Os federais relatam como filtraram os alvos a serem atingidos na operação. E, hierarquizaram, entre suas prioridades, aqueles que cometiam abusos contra crianças na vida real, seguidos por compartilhadores mais assíduos de conteúdo e depois por usuários que armazenavam o conteúdo.
Inicialmente, foi feito um esforço para descobrir quem eram as pessoas por trás dos avatares e, depois, o grau de envolvimento com os crimes. Em meio às dificuldades técnicas, e aquelas impostas pelos ritos da lei dentro das investigações, os federais chegaram aos mais importantes alvos.
Segundo eles, ‘apesar da rede ser muito robusta, ainda podemos interromper significativamente a quantidade de visualizações’. “Apenas 10 usuários contribuem para quase um terço das visualizações da postagem e outros 16 aumentam isso para metade. Oito desses dez principais usuários foram presos na investigação, ou seja, a polícia teve 80% de precisão em prender usuários que atraíram significativamente a maioria das visualizações”.

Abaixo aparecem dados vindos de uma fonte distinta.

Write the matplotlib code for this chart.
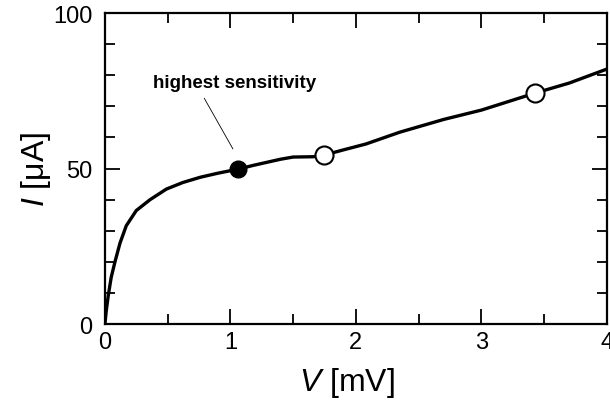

“Portanto, mesmo que não possamos interromper facilmente toda a rede no sentido tradicional, podemos diminuir o conteúdo fornecido sem usar a análise estrutural da rede. Nesse sentido, a verdadeira investigação resultou em 60% das visualizações removidas com a prisão de 182 usuários, uma conquista altamente eficaz pela polícia. No entanto, a investigação poderia ter sido direcionada a mais alguns usuários desses principais distribuidores para obter uma interrupção maior de ~ 90%. Ao remover indivíduos que concentram as visões, a atividade restante, embora estruturalmente coesa, reduziria a apenas uma pequena quantidade de visões, dificultando a atividade principal do fórum e interrompendo indiretamente o sistema”, afirmam.